TASK DIRECTIONS — Everything from the first line of the data below through the line that contains "(0,0) rectangle (1338,1568);" should be written out exactly, please, and nothing more; the pictures stay out.
■ ■ ■ ■ ■ ■ ■
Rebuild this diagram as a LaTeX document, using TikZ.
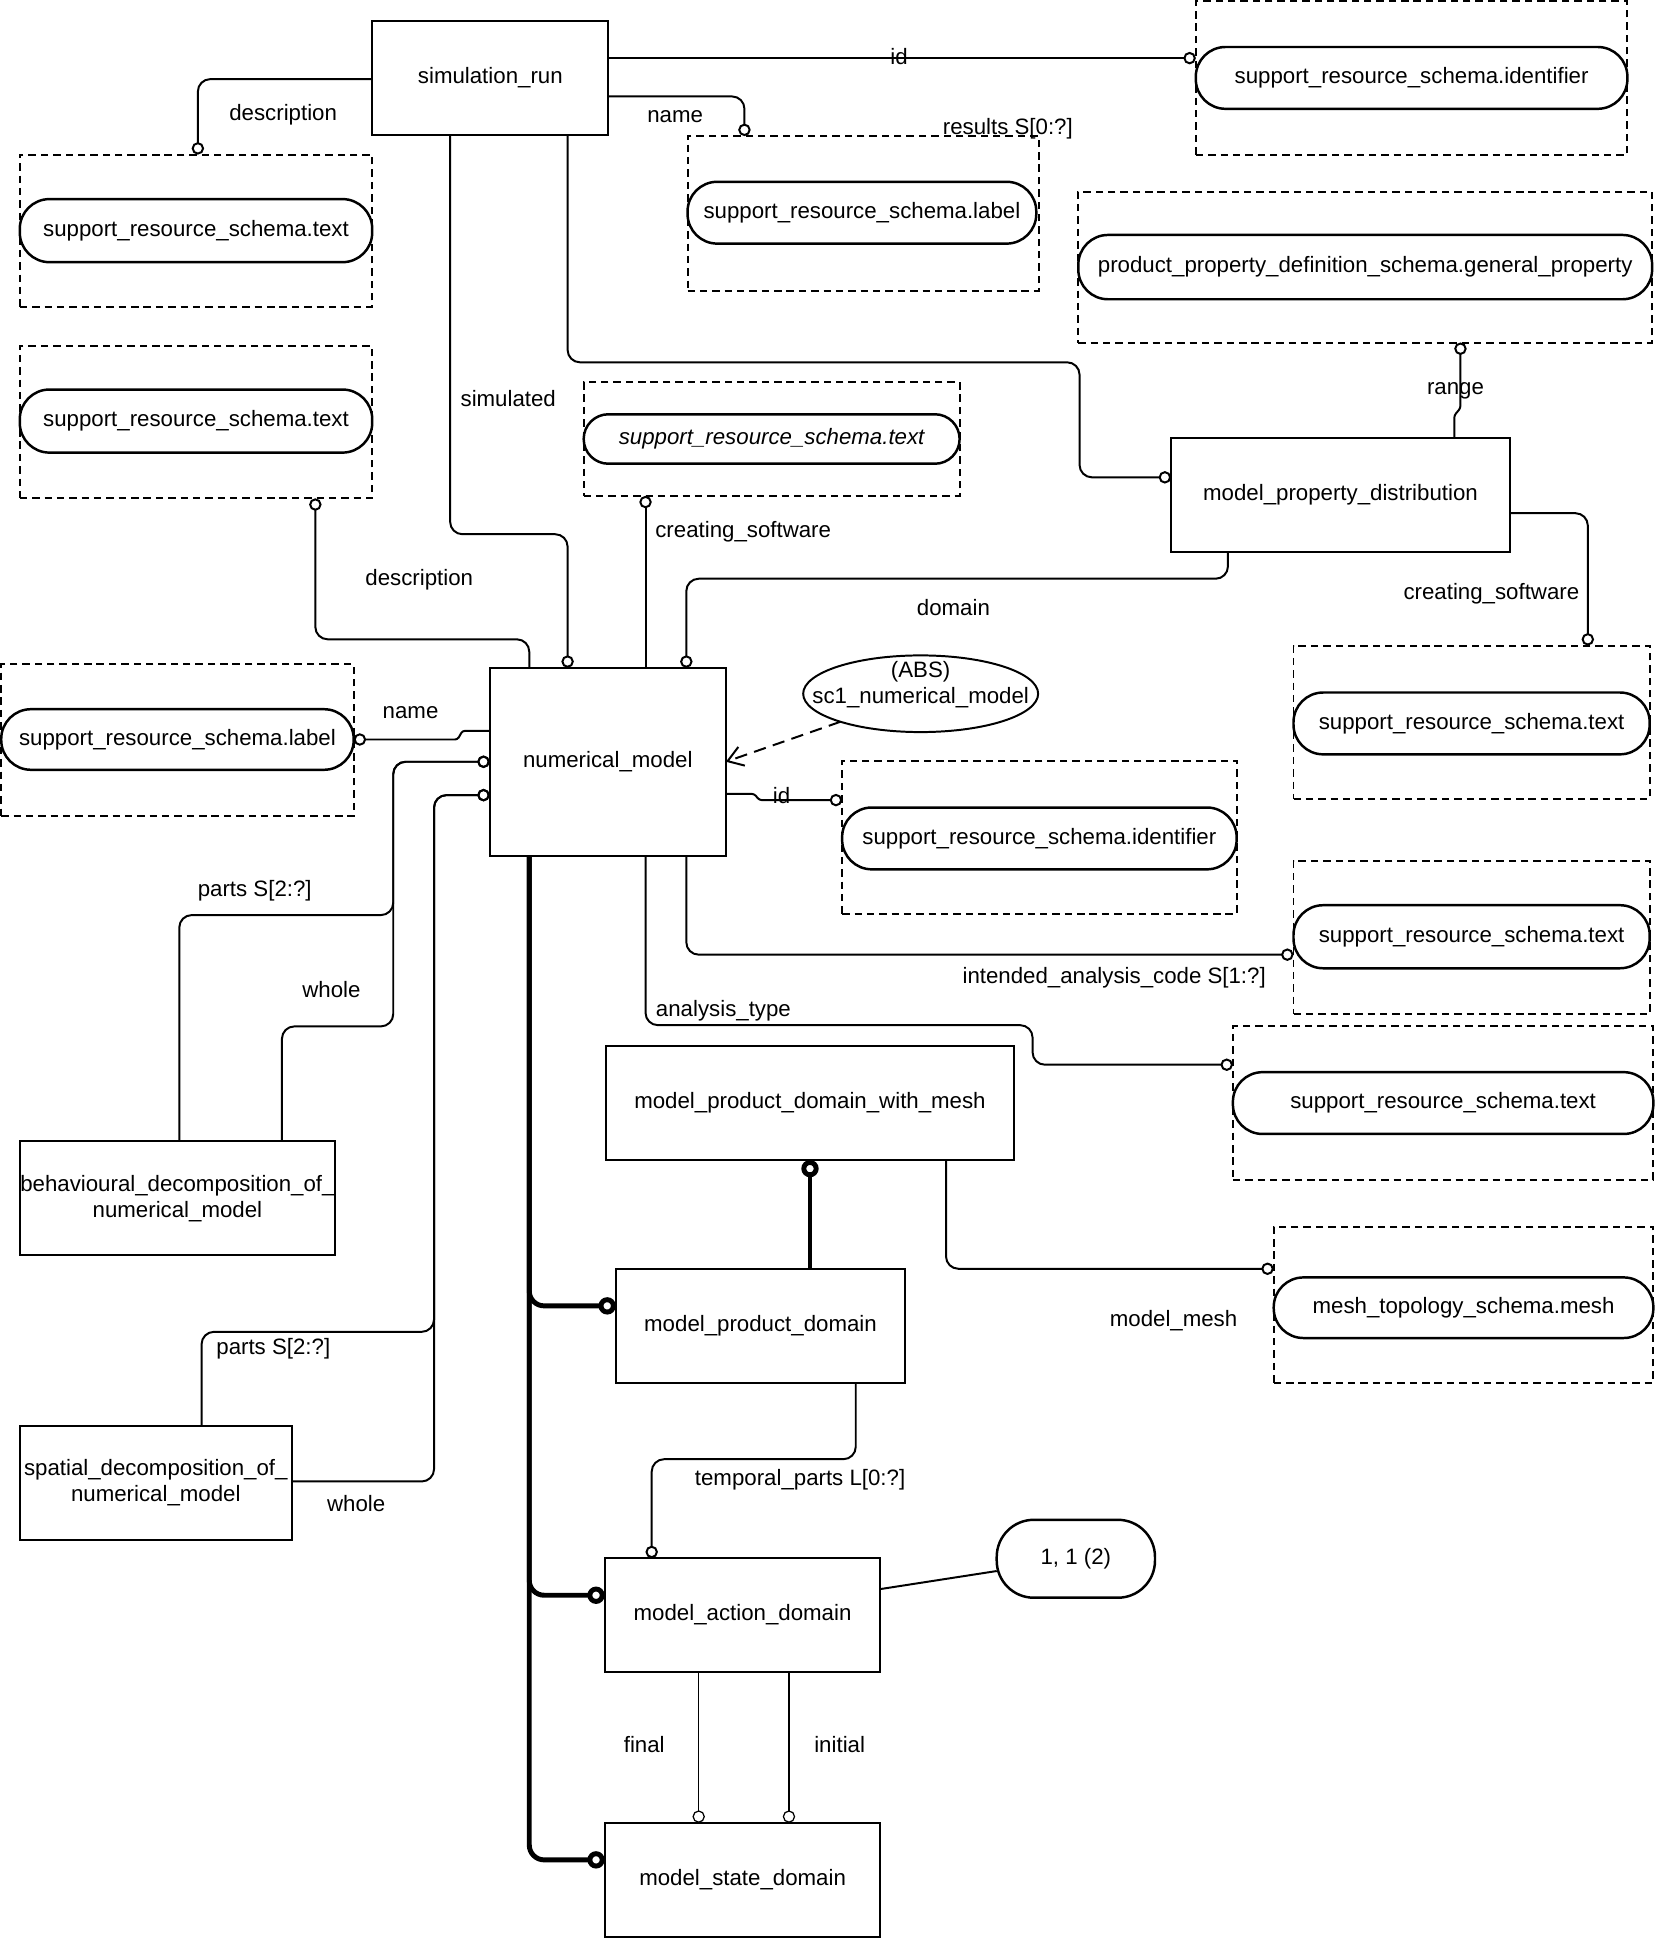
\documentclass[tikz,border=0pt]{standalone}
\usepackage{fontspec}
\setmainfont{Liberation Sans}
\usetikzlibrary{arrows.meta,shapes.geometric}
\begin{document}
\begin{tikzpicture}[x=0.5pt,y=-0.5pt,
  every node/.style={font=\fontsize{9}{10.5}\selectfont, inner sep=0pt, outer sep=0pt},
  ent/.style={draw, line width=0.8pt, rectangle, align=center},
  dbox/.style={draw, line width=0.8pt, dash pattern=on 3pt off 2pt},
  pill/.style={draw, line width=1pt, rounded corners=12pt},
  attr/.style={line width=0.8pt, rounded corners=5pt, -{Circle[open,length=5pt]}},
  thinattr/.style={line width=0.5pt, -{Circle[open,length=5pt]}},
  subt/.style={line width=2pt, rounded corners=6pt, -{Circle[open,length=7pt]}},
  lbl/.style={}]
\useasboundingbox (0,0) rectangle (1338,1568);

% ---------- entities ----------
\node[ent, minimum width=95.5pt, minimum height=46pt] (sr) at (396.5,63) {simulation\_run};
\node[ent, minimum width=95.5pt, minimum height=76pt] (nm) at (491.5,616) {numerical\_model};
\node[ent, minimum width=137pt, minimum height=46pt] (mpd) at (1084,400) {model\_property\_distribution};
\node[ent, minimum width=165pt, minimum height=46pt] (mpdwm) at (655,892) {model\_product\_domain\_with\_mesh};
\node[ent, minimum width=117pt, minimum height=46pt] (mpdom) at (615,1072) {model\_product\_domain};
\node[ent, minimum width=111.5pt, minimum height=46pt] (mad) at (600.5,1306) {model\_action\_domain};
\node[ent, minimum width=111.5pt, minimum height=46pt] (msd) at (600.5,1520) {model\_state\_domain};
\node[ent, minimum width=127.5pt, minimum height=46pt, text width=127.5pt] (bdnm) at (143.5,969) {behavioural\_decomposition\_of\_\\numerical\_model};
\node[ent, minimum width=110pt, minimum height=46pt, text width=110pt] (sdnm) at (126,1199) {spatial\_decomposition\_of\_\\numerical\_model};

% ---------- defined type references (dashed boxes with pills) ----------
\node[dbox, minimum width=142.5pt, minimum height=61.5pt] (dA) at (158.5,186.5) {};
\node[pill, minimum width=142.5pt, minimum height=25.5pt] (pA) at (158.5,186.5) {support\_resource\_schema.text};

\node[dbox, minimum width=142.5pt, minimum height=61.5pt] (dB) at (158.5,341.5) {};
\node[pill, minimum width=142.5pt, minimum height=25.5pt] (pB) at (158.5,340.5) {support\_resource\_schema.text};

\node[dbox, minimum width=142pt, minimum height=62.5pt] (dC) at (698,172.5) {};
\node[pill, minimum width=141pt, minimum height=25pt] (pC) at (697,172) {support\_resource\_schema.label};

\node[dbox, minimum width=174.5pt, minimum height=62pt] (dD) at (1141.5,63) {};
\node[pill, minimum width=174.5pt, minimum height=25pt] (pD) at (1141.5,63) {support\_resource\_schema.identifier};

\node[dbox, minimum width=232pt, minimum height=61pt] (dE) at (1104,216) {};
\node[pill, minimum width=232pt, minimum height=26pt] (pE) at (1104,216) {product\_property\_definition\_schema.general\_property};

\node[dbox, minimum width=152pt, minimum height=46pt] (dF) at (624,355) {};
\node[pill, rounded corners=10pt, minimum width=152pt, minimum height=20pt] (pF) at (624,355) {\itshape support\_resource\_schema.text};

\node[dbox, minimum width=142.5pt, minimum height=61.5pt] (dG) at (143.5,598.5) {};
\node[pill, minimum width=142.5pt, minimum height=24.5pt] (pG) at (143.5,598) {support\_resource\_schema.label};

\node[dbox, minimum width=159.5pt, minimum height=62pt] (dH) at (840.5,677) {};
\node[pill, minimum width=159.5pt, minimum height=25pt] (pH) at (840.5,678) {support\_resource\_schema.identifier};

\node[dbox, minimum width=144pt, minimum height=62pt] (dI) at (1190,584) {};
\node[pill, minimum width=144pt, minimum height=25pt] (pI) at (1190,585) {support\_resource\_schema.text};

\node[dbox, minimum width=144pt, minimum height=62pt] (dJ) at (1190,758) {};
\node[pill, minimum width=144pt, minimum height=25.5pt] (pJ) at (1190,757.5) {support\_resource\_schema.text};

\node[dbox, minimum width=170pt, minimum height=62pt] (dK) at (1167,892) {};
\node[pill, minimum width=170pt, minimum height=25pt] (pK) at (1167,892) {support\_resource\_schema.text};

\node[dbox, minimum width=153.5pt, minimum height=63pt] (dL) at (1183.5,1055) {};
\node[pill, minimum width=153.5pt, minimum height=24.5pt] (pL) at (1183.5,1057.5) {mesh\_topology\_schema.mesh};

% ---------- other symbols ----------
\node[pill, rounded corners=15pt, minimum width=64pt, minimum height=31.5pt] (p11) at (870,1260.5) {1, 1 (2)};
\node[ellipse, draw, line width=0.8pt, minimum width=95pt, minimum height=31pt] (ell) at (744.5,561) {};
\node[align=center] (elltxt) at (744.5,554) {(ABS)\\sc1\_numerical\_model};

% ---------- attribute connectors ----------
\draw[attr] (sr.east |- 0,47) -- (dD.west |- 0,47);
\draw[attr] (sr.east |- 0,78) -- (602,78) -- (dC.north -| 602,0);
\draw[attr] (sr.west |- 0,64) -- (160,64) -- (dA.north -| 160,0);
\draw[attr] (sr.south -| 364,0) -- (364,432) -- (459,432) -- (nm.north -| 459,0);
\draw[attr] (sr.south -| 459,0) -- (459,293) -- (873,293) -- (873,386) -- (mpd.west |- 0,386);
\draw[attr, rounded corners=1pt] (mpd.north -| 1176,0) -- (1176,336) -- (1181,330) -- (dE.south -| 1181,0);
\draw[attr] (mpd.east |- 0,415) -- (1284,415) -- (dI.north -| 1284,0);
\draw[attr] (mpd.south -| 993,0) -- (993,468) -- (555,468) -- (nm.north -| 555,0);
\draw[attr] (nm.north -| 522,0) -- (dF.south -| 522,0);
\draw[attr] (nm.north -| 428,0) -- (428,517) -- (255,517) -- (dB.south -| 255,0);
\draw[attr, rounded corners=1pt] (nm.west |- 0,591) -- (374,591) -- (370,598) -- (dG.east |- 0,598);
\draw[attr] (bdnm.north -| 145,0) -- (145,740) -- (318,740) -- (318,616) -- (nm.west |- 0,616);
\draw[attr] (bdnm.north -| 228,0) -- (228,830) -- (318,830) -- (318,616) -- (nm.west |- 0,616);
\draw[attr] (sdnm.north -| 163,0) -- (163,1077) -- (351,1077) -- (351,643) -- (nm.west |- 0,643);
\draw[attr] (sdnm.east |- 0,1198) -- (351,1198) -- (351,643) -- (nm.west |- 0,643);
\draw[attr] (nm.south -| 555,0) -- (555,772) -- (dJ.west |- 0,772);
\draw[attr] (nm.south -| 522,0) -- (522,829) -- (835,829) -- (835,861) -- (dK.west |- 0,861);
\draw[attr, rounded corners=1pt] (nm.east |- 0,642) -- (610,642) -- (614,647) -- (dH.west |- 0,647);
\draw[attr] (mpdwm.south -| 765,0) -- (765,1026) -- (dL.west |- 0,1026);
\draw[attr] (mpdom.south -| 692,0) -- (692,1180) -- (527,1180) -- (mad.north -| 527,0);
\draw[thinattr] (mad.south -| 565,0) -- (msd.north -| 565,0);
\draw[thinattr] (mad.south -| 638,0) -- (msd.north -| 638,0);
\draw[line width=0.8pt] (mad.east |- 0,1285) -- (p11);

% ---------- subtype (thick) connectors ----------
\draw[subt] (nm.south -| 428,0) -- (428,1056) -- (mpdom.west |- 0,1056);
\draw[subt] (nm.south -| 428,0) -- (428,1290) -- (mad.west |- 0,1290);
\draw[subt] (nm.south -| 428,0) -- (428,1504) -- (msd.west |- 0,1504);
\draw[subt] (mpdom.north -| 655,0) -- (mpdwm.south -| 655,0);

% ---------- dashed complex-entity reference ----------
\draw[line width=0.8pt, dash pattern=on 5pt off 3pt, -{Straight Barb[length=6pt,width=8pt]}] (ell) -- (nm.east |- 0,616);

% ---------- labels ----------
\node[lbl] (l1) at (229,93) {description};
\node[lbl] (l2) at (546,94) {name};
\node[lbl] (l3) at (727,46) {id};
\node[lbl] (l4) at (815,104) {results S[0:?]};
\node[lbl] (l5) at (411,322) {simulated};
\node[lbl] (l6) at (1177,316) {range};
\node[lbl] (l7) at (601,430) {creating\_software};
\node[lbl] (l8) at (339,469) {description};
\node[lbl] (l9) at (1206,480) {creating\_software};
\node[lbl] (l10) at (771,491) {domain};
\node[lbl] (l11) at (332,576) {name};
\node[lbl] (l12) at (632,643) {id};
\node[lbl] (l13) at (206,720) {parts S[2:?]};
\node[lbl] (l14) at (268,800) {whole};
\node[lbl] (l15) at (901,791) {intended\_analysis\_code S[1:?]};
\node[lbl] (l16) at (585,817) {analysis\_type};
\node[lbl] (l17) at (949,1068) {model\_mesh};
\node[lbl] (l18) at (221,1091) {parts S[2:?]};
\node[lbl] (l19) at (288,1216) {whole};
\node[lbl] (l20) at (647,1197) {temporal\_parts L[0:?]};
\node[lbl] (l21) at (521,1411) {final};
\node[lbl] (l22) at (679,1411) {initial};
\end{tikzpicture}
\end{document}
■ ■ ■ ■ ■ ■ ■
OUTPUT —
Rebuild this diagram as a LaTeX document, using TikZ.
\documentclass[tikz,border=0pt]{standalone}
\usepackage{fontspec}
\setmainfont{Liberation Sans}
\usetikzlibrary{arrows.meta,shapes.geometric}
\begin{document}
\begin{tikzpicture}[x=0.5pt,y=-0.5pt,
  every node/.style={font=\fontsize{9}{10.5}\selectfont, inner sep=0pt, outer sep=0pt},
  ent/.style={draw, line width=0.8pt, rectangle, align=center},
  dbox/.style={draw, line width=0.8pt, dash pattern=on 3pt off 2pt},
  pill/.style={draw, line width=1pt, rounded corners=12pt},
  attr/.style={line width=0.8pt, rounded corners=5pt, -{Circle[open,length=5pt]}},
  thinattr/.style={line width=0.5pt, -{Circle[open,length=5pt]}},
  subt/.style={line width=2pt, rounded corners=6pt, -{Circle[open,length=7pt]}},
  lbl/.style={}]
\useasboundingbox (0,0) rectangle (1338,1568);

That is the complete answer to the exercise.